Most of us live lives of relative quiet, our greatness either uninspired by our lackluster surroundings, unrecognized by bosses who were promoted for the wrong reasons, or perhaps even untapped by ourselves as we unwittingly let life drift by without ever figuring out what we might be truly great at doing.
For my part, and I suspect I’m not alone in this, I find that I am good at a lot of things, and that I love doing all of those things, and that my myriad interests in turn perhaps prevent me from being great at any of them. For example, I coach and I really enjoy it, but I would be better at if if I were able to devote more time to it. The same is true of teaching, where last week the intangibles — the relationships with students, the hugs, the understanding, and even those beautifully organic teachable moments were definitely there, but perhaps I could have improved upon what I was doing had I given over more time to planning. I blog, but as you know I’m not great at it, and the same is true of my other writing (I had an article on the Wannsee Conference rejected yesterday) and even my running. I’m a good runner, all things considered, but I’d be better if I devoted less time to other things and trained more seriously with a heart rate monitor. The twenty-four hours of each day that I get have never felt like enough. My desire to be a great dad has me up early writing today, before my kids wake up, so that later I can focus more on them. That brings me to the next thing I want to share.
Some people are great at what they do, truly great, like Bart Yasso or Jean Hoefliger, and I think it has something to do with laser focus. And while nobody will ever stop my wife in the airport to tell her so, Sonja is an amazing mom. Interestingly, despite being good (maybe even great) at her career and attentive to housework and a small handful of other things, it’s parenting that she’s zealous about, parenting at which she thrives and dominates her competition, and that shows. From getting the kids to WeBop with me yesterday to doing loads and loads of diapers in the wash to making the experience of watching a four-hour-long football game fun for them on a rainy Saturday afternoon (see above), she’s just great at what she does. I should probably have her sign something for me, or at least take a selfie with her, but as we all know its easy to take greatness for granted when you’re in the presence of it every day.
Chris Upchurch would be “Sonoma Famous” if the term made more sense, given that he works as a winemaker far north of Sonoma in Washington State. I met Chris last year at Taste of Washington; he’s an amiable fellow, and while I truly enjoy his wines I think I enjoyed his casual demeanor and willingness to chat even more. Chris is the executive winemaker at DeLille Cellars, a favorite Washington State producer of mine. Last night, after the kids were in bed, Sonja requested a bottle of “really good” wine — and I went for the jugular with this one.

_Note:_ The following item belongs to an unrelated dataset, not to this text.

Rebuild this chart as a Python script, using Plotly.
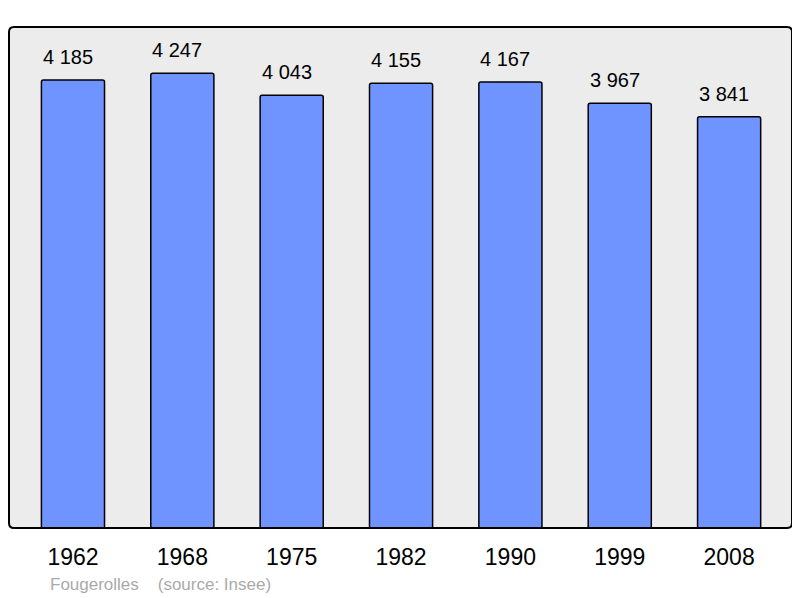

The first vintage of DeLille Four Flags that I ever tried was 2013, but from the two I’ve had since I’ll say that I find this wines consistent. 100% Red Mountain Cabernet sourced from a variety of premier vineyards, this wine to me explains without words why famous reviewers like Robert Parker and lesser known vinophiles like Jay Frogness hold DeLille in such high regard. Subtle in its aromatics, the bouquet opens up in time. Dark, bold, and rich, dusty tannins cling to the palate while waves of black fruit and oak imparted flavors drift casually throughout the mouth. There is a distinctness about the wine that I can only account for with the terroir of Red Mountain, a sort of vibrancy that plays upon an otherwise austere and commanding wine, with prominent flavors of ripe blackberry and plum, the color blue never far from my mind as I sipped at this beautiful wine. At 14.2% alcohol, it rests comfortably in the space between the monsters that are produced farther south from this varietal and the still more delicate French counterparts being blended in Pauillac. Impeccably structured, the DeLille Four Flags Cabernet will last for decades but drinks beautifully now, the youthful wine benefiting from a short decant and a good swirl of the decanter for good measure. Last night we paired it with Darkest Hour, Sonja and I enjoying the many scenes set in the Churchill War Rooms which we toured together shortly after our wedding.
I’ll wrap up this morning by saying that, regardless of whether or not you are a LeBron James or Billy Joel or Barack Obama who can’t go anywhere without being photographed and asked to autograph peoples’ babies, or instead a Sonja Gudgel sort of mom, Bart Yasso sort of runner, or Chris Upchurch sort of winemaker, whatever it is you’re doing, don’t hesitate to be great at it. I think many people view their work, or their hobby, or their routines as somehow normal, even mundane, yet I wonder what would happen if, like the people mentioned above, we put our hearts and souls into those things to see just how amazing we could be. I always sort of enjoy it when people ask me “How do you do so much?” and yet I am coming to fear that perhaps the most logical response to the inquiry is that I do it by doing none of it as well as I am able. This idea is certainly something I’ll continue to wrestle with. As ever, thanks for reading, and whatever you are, I hope you are — or can become, a great one.